J’ai décidé l’été dernier de faire le voyage seule avec mes trois enfants de cinq ans, trois ans et sept mois. Ça ne doit pas être si difficile, ai-je pensé…
Après une escale à Toronto, alors que nous venions de monter à bord du vol pour Saskatoon, mon fils de trois ans n’avait qu’une envie : marteler le moniteur vidéo du siège. Celui de cinq ans avait mal aux oreilles, et bébé Matteo pleurnichait.
Lynne, l’agente de bord, s’accroupit près de moi. « Vous voyagez seule ? demanda-t-elle en regardant les enfants. Je passerai vous aider tout à l’heure quand on sera en vol. » Je fis à peine attention à ce qu’elle disait.
Mais peu de temps après le décollage, elle revint et prit dans ses bras le petit Matteo qui se tortillait en se frottant les yeux. Je vis sa bouille ronde s’éloigner en bondissant vers l’avant de l’appareil et disparaître derrière le rideau de la première classe.

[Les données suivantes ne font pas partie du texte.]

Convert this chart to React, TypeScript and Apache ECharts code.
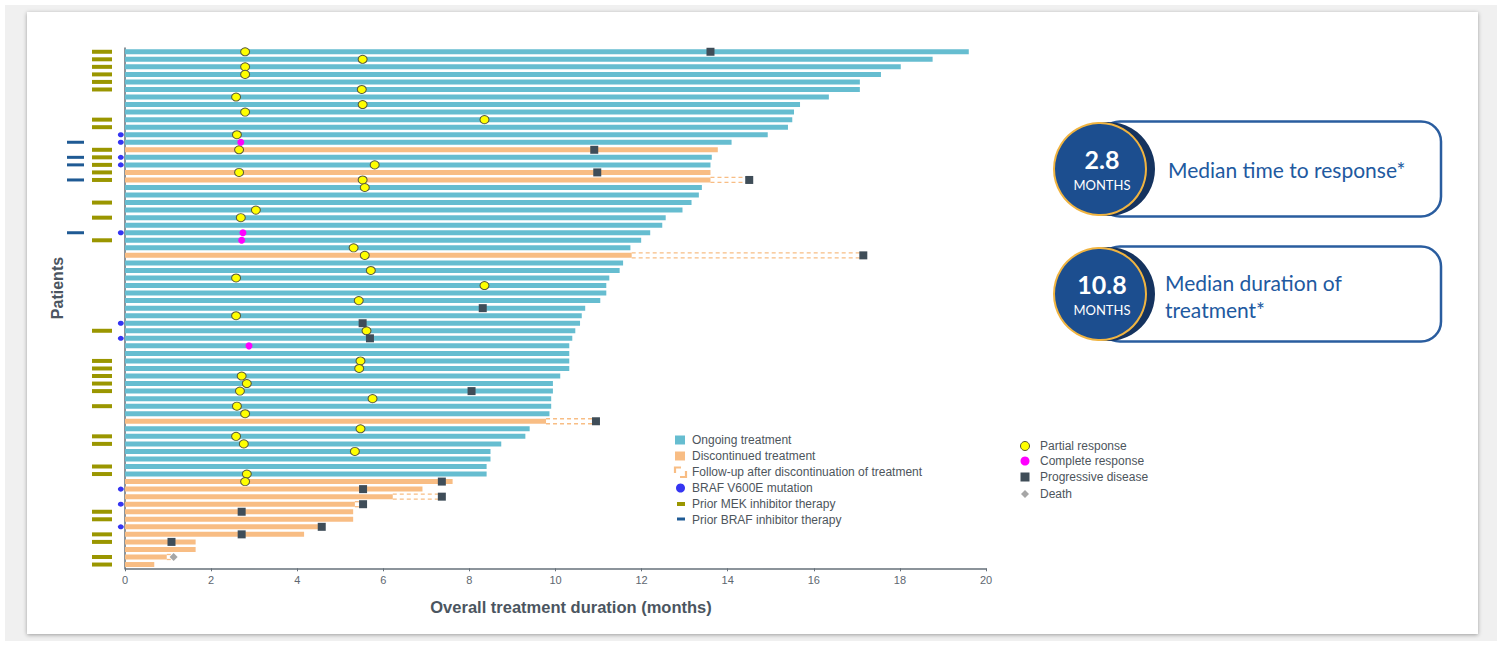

Je retins mon souffle. Puis mon bébé réapparut ; il dormait paisiblement. J’étais infiniment reconnaissante – plus que deux heures et demie à patienter. Un peu plus tard, je revis avec
stupéfaction Lynne marchant d’un bon pas vers l’avant de l’avion, portant un autre enfant.
Regardez, pensai-je, c’est la femme qui murmure à l’oreille des tout-petits d’Air Canada.
Matteo n’avait pas dormi longtemps, mais juste assez. Lynne était de nouveau occupée avec ses passagers. Elle vint une seconde fois prendre le bébé.
Le rideau fut tiré à nouveau et Matteo me fut rendu profondément endormi. Je ne savais comment exprimer ma reconnaissance.
Grâce à Lynne, le voyage n’avait pas dégénéré ; pas de montagnes russes d’émotions qui vous font passer du calme confiant aux larmes et aux gémissements.
Non, ce fut l’un des meilleurs vols et des plus faciles que j’aie connus. Mes parents nous retrouvèrent sains d’esprit, grâce à la gentillesse de cet ange des airs.